I don’t know about this getting old thing. If I were a tractor, by way of comparison, I’d be an ageing Fendt with around 8,800 hours, that should be good – if it’s minded – for a hassle-free 11,000 hours. After that you’re into injury time and it could break your heart.
The bodywork looks good enough, though you’d be amazed at what a good wash and polish might do. The cylinder head is fine, but watch the temperature. If it gets too hot it’ll blow, so take it handy and it’ll be grand. But the tyres are bald and the exhaust gas can be obnoxious in a confined area.
It’s hard to start, but once it’s up and running it’ll pull like a train and without any AdBlue.
Be warned however, the hydraulic pressure is not brilliant and prone to leaks, which could embarrass you with a puddle on a clean workshop floor in the like of Bruno’s, where it wouldn’t go unnoticed. The lads would find it hilarious that Potterton’s leaking.
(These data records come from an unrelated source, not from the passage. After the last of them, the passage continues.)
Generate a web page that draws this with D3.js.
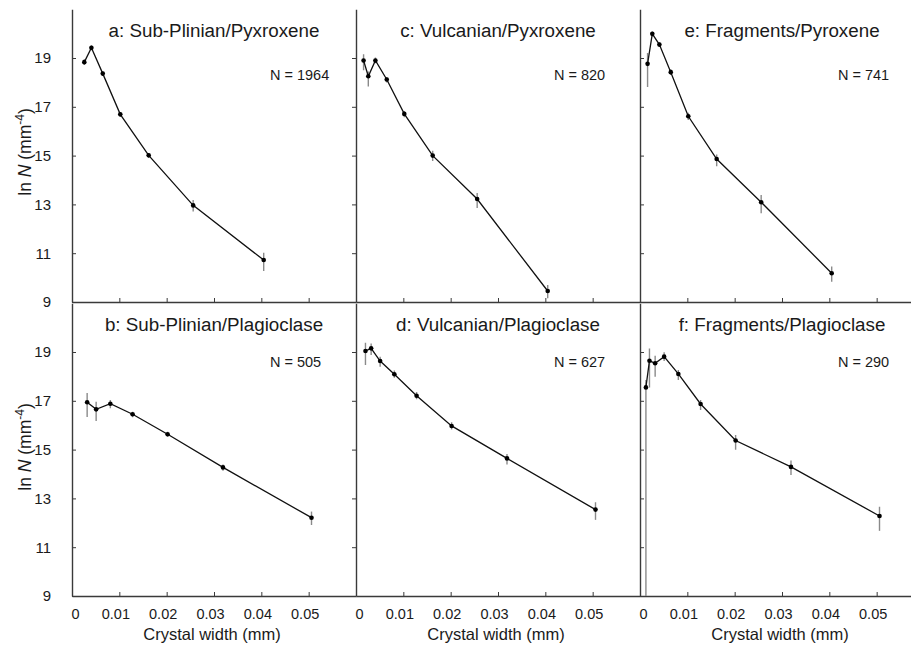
<!DOCTYPE html>
<html><head><meta charset="utf-8">
<script src="https://cdn.jsdelivr.net/npm/d3@7"></script>
<style>
body{margin:0;background:#fff}
text{font-family:"Liberation Sans",Arial,Helvetica,sans-serif;fill:#1a1a1a}
</style>
</head><body>
<svg id="chart" width="911" height="647"></svg>
<script>
// ---- data ----
const pyxWidths  = [0.0016, 0.0026, 0.0041, 0.0065, 0.0102, 0.0162, 0.0256, 0.0405];
const plagWidths = [0.00125, 0.002, 0.0032, 0.0051, 0.0081, 0.0128, 0.0202, 0.0319, 0.0506];

const yTicks = [9, 11, 13, 15, 17, 19];
const xTicks = [0, 0.01, 0.02, 0.03, 0.04, 0.05];

const titleA = "a: Sub-Plinian/Pyxroxene", titleB = "b: Sub-Plinian/Plagioclase";
const titleC = "c: Vulcanian/Pyxroxene",   titleD = "d: Vulcanian/Plagioclase";
const titleE = "e: Fragments/Pyroxene",    titleF = "f: Fragments/Plagioclase";
const counts = [1964, 505, 820, 627, 741, 290];

const lnA   = [18.83, 19.42, 18.36, 16.69, 15.01, 12.96, 10.72];
const upA   = [0.12, 0.10, 0.10, 0.10, 0.10, 0.22, 0.30];
const dnA   = [0.12, 0.10, 0.10, 0.10, 0.10, 0.25, 0.45];

const lnB   = [16.94, 16.65, 16.88, 16.45, 15.63, 14.27, 12.21];
const upB   = [0.38, 0.31, 0.15, 0.10, 0.10, 0.12, 0.25];
const dnB   = [0.60, 0.48, 0.19, 0.12, 0.10, 0.14, 0.30];

const lnC   = [18.90, 18.25, 18.90, 18.12, 16.71, 15.00, 13.22, 9.45];
const upC   = [0.25, 0.20, 0.12, 0.10, 0.12, 0.20, 0.25, 0.25];
const dnC   = [0.40, 0.42, 0.12, 0.12, 0.14, 0.22, 0.37, 0.30];

const lnD   = [19.04, 19.15, 18.63, 18.09, 17.21, 15.97, 14.64, 12.54];
const upD   = [0.34, 0.20, 0.18, 0.15, 0.15, 0.15, 0.18, 0.30];
const dnD   = [0.57, 0.27, 0.23, 0.15, 0.15, 0.15, 0.25, 0.42];

const lnE   = [18.76, 19.99, 19.55, 18.42, 16.61, 14.86, 13.09, 10.18];
const upE   = [0.45, 0.10, 0.10, 0.12, 0.15, 0.18, 0.30, 0.27];
const dnE   = [0.95, 0.10, 0.10, 0.12, 0.15, 0.30, 0.45, 0.35];

const lnF   = [17.55, 18.64, 18.54, 18.81, 18.10, 16.87, 15.37, 14.29, 12.28];
const upF   = [0.30, 0.50, 0.31, 0.18, 0.16, 0.16, 0.23, 0.26, 0.38];
const dnF   = [20.0, 1.10, 0.55, 0.18, 0.25, 0.25, 0.38, 0.33, 0.61];

// ---- layout ----
const colLeft = [72, 356, 640];
const panelW = 284;
const rows = [{bottom: 302, top: 9.2, titleY: 37, nY: 80},
              {bottom: 596, top: 303.2, titleY: 331, nY: 367}];

const panels = [
  {col:0,row:0,title:titleA,n:counts[0],xs:pyxWidths.slice(1),ys:lnA,up:upA,dn:dnA},
  {col:0,row:1,title:titleB,n:counts[1],xs:plagWidths.slice(2),ys:lnB,up:upB,dn:dnB},
  {col:1,row:0,title:titleC,n:counts[2],xs:pyxWidths,ys:lnC,up:upC,dn:dnC},
  {col:1,row:1,title:titleD,n:counts[3],xs:plagWidths.slice(1),ys:lnD,up:upD,dn:dnD},
  {col:2,row:0,title:titleE,n:counts[4],xs:pyxWidths,ys:lnE,up:upE,dn:dnE},
  {col:2,row:1,title:titleF,n:counts[5],xs:plagWidths,ys:lnF,up:upF,dn:dnF}
];

const svg = d3.select("#chart");
const axisColor = "#3a3a3a";

function styleAxis(g){
  g.selectAll("path.domain").attr("stroke", axisColor).attr("stroke-width", 1.4);
  g.selectAll(".tick line").attr("stroke", axisColor).attr("stroke-width", 1);
}

const defs = svg.append("defs");

panels.forEach((p, i) => {
  const left = colLeft[p.col], r = rows[p.row];
  const x = d3.scaleLinear().domain([0, 0.06]).range([left, left + panelW]);
  const y = d3.scaleLinear().domain([9, 21]).range([r.bottom, r.top]);

  defs.append("clipPath").attr("id", "clip" + i)
    .append("rect").attr("x", left).attr("y", r.top)
    .attr("width", panelW).attr("height", r.bottom - r.top);

  // left (vertical) axis
  let ya;
  if (p.col === 0) {
    ya = d3.axisLeft(y).tickValues(yTicks).tickSize(-4).tickSizeOuter(0).tickPadding(21);
  } else if (p.col === 1) {
    ya = d3.axisLeft(y).tickValues(yTicks).tickSize(4).tickSizeOuter(0).tickFormat("");
  } else {
    ya = d3.axisLeft(y).tickValues(yTicks).tickSize(-4).tickSizeOuter(0).tickFormat("");
  }
  const gy = svg.append("g").attr("transform", `translate(${left},0)`).call(ya);
  styleAxis(gy);
  gy.selectAll(".tick text").attr("font-size", 15).attr("fill", "#1a1a1a")
    .attr("font-family", '"Liberation Sans",Arial,sans-serif');

  // bottom axis
  const xa = d3.axisBottom(x).tickValues(xTicks).tickSize(-4).tickSizeOuter(0).tickPadding(13);
  if (p.row === 0) xa.tickFormat("");
  else xa.tickFormat(d => d === 0 ? "0" : d3.format(".2f")(d));
  const gx = svg.append("g").attr("transform", `translate(0,${r.bottom})`).call(xa);
  styleAxis(gx);
  gx.selectAll(".tick text").attr("font-size", 14.5).attr("fill", "#1a1a1a")
    .attr("font-family", '"Liberation Sans",Arial,sans-serif')
    .attr("dx", d => d === 0 ? 3 : -4);

  const plot = svg.append("g").attr("clip-path", `url(#clip${i})`);

  // error bars
  plot.selectAll("line.err").data(p.ys).join("line").attr("class", "err")
    .attr("x1", (d, j) => x(p.xs[j])).attr("x2", (d, j) => x(p.xs[j]))
    .attr("y1", (d, j) => y(d + p.up[j])).attr("y2", (d, j) => y(d - p.dn[j]))
    .attr("stroke", "#8a8a8a").attr("stroke-width", 1.4);

  // line
  const line = d3.line().x((d, j) => x(p.xs[j])).y(d => y(d));
  plot.append("path").datum(p.ys).attr("d", line)
    .attr("fill", "none").attr("stroke", "#111").attr("stroke-width", 1.3);

  // points
  plot.selectAll("circle").data(p.ys).join("circle")
    .attr("cx", (d, j) => x(p.xs[j])).attr("cy", d => y(d)).attr("r", 2.3)
    .attr("fill", "#000");

  // title
  svg.append("text").attr("x", left + panelW / 2).attr("y", r.titleY)
    .attr("text-anchor", "middle").attr("font-size", 18.8).text(p.title);

  // N label
  svg.append("text").attr("x", left + 198).attr("y", r.nY)
    .attr("font-size", 14.5).text("N = " + p.n);

  // x axis title
  if (p.row === 1) {
    svg.append("text").attr("x", left + panelW / 2 - 2).attr("y", 640)
      .attr("text-anchor", "middle").attr("font-size", 16.5).text("Crystal width (mm)");
  }
  // y axis title
  if (p.col === 0) {
    const t = svg.append("text")
      .attr("transform", `translate(31,${p.row === 0 ? 152 : 447}) rotate(-90)`)
      .attr("text-anchor", "middle").attr("font-size", 17.5);
    t.append("tspan").text("ln ");
    t.append("tspan").attr("font-style", "italic").text("N");
    t.append("tspan").text(" (mm");
    t.append("tspan").attr("font-size", 12).attr("dy", -7).text("-4");
    t.append("tspan").attr("dy", 7).text(")");
  }
});
</script>
</body></html>
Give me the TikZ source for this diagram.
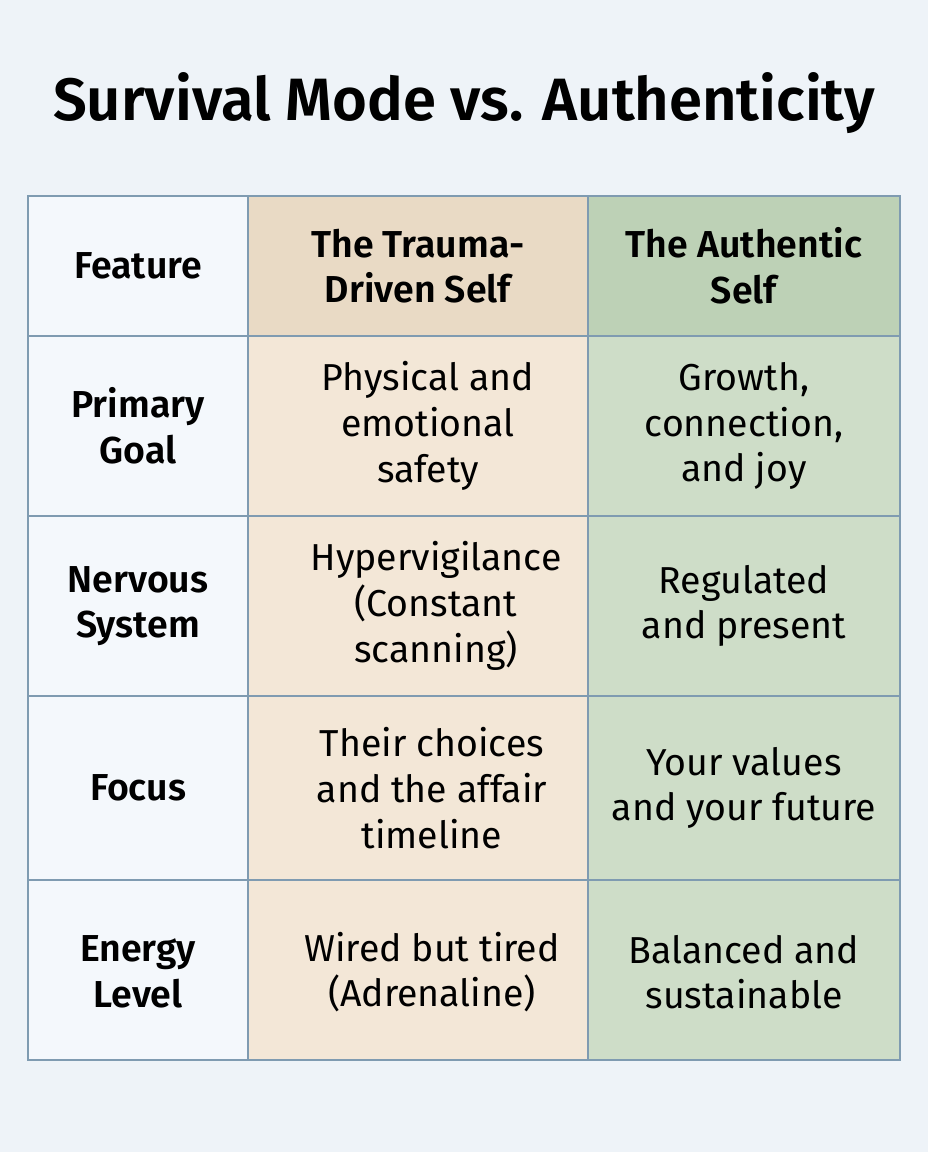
\documentclass[tikz,border=0pt]{standalone}
\usepackage{fontspec}
\setmainfont{Fira Sans}[BoldFont={Fira Sans SemiBold}]
\definecolor{bgblue}{HTML}{EEF3F8}
\definecolor{featcol}{HTML}{F4F8FC}
\definecolor{traumahead}{HTML}{E9DAC5}
\definecolor{traumacell}{HTML}{F3E7D7}
\definecolor{authhead}{HTML}{BDD1B6}
\definecolor{authcell}{HTML}{CEDDC8}
\definecolor{gridline}{HTML}{7F9BB1}
\tikzset{
  cell/.style={align=center, font=\fontsize{32}{39}\selectfont},
  head/.style={cell, font=\fontsize{32}{39}\selectfont\bfseries},
}
\begin{document}
\begin{tikzpicture}[x=0.03cm,y=-0.03cm]
    \useasboundingbox (0,0) rectangle (928,1152);
    \fill[bgblue] (0,0) rectangle (928,1152);
    \node (title) at (464,103) {\fontsize{51}{56}\selectfont\bfseries Survival Mode vs. Authenticity};
    % column fills
    \fill[featcol] (28,196) rectangle (248,1060);
    \fill[traumacell] (248,196) rectangle (588,1060);
    \fill[authcell] (588,196) rectangle (900,1060);
    \fill[traumahead] (248,196) rectangle (588,336);
    \fill[authhead] (588,196) rectangle (900,336);
    % grid
    \draw[gridline, line width=1.5pt] (28,196) rectangle (900,1060);
    \foreach \x in {248,588} \draw[gridline, line width=1.2pt] (\x,196) -- (\x,1060);
    \foreach \y in {336,516,696,880} \draw[gridline, line width=1.2pt] (28,\y) -- (900,\y);
    % header row
    \node[head] (feature) at (138,266) {Feature};
    \node[head] (trauma) at (418,266) {The Trauma-\\Driven Self};
    \node[head] (authentic) at (744,266) {The Authentic\\Self};
    % rows
    \node[head] (goal) at (138,426) {Primary\\Goal};
    \node[cell] (goalT) at (428,426) {Physical and\\emotional\\safety};
    \node[cell] (goalA) at (744,426) {Growth,\\connection,\\and joy};
    \node[head] (nerve) at (138,606) {Nervous\\System};
    \node[cell] (nerveT) at (436,606) {Hypervigilance\\(Constant\\scanning)};
    \node[cell] (nerveA) at (744,606) {Regulated\\and present};
    \node[head] (focus) at (138,788) {Focus};
    \node[cell] (focusT) at (432,788) {Their choices\\and the affair\\timeline};
    \node[cell] (focusA) at (744,788) {Your values\\and your future};
    \node[head] (energy) at (138,972) {Energy\\Level};
    \node[cell] (energyT) at (432,972) {Wired but tired\\(Adrenaline)};
    \node[cell] (energyA) at (744,972) {Balanced and\\sustainable};
\end{tikzpicture}
\end{document}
And the all-important front PTO and the linkage is a bit slow to lift, but it’ll work the finest if it gets a bit of a jizz up every so often.
Grease it and it won’t let you down. Power Beyond? Forget it, this is old-fashioned grunt with two spools and a joystick. What more do you want?
You get the picture and that’s where I am. But the problem of ageing is becoming a bit of an issue, and especially first thing in the morning.
Putting on my socks used to be something that I could do, without even thinking about it. Now it’s a big deal.
All of a sudden, I haven’t enough reach (possibly something to do with my big belly).
If I do get a sock started then I fall over like a roly-poly toy and I have to wake Mrs P to help me up. Instead, I reverse my arse up against the bed end to stop toppling over.
I’ve now come to the conclusion for this cold spell at least, it’s easier to keep the bloody socks on. This gives me an extra 10 minutes in bed. Yes, I know, I may get trench foot.
Probably related to all this, is my balance. I was a tight rope walker in my youth and now I can’t walk along the top of a 9inch wall. Ladders? Two rungs up and I get vertigo.
As a boarding schoolboy in Drogheda, it was a rite of passage to edge around the 12-inch stone parapet on the top of the pillars of Macneill’s great railway viaduct.
If you slipped or freaked out, it was a 90-foot drop into the Boyne. Obviously, I was able to do it as I’m still here. But if you were unlucky, the Belfast train might thunder overhead and frighten the sh*te out of you.
And now I can hardly wire a plug as my hand shakes too much. I don’t think it’s Parkinsons, as I’ve always had shaky hands, but now they vibrate like a concrete poker.
Memory? Yesterday’s a mystery and last week never happened. Now I only remember stupid stuff about my childhood and other useless information. If I don’t write it down, it’s forgotten.
But hey, as a fellow customer said to me last week in tractor parts supremo John Conaty’s: “When you can get up, dress and eat your breakfast all by yourself, it’s still a great day.”
By the way, Conaty is the man who has everything you need to smarten up and keep an ageing Fendt tractor running sweetly – or any other make.
Not sure that he could do much for me though.